Doesn't look like they're even spending money on those things. It's cold at night in NYC! Especially in January.
These dedicated political activists were freezing in Zuccotti Park last week since being kicked out of Lower Manhattan park in mid-November. They movement then paid for 2 weeks of housing at a couple of nearby churches.
Carey reveals that the General Assembly votes on all spending over $100. And they voted to buy rolling papers and tobacco for people who wanted cigarettes. Really? That's what they spend money on? This all seems very big-business-y to me.
The General Assembly meetings have now turned into debates about how to spend the money according to activist Jason Ahmadi, 27. Ahmadi dislikes the focus on spending and would like things to go back to being based on "human and social capital".

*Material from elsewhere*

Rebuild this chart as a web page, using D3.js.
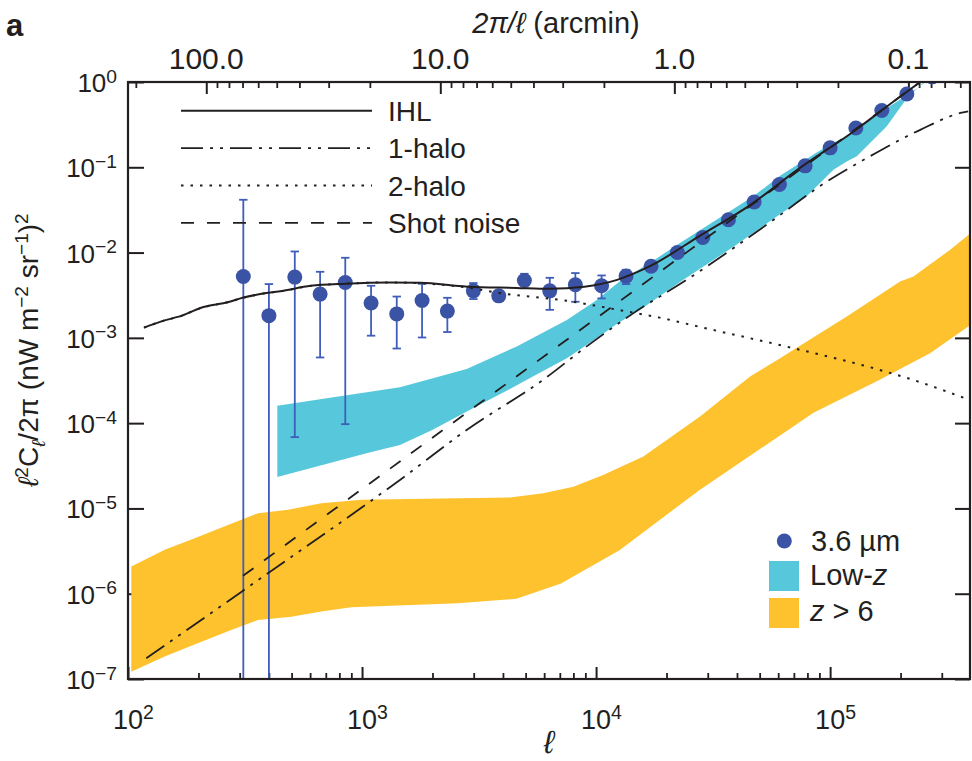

Michael Levitin, 35, claims that "many people with money believe in this movement. It would be wise to tap into it". Donations are tax-deductible so that's an incentive for the rich to give them money. But, again, this seems to be backwards. Aren't these activists trying to spread the wealth, end tax evasion, impliment a Robin Hood tax, and get the rich to pay for (in money or criminally) the financial crisis we are in? If it were up to me, I would take the money given to Occupy Wall Street, and put it in our national debt fund. That probably isn't a real thing, but it should be.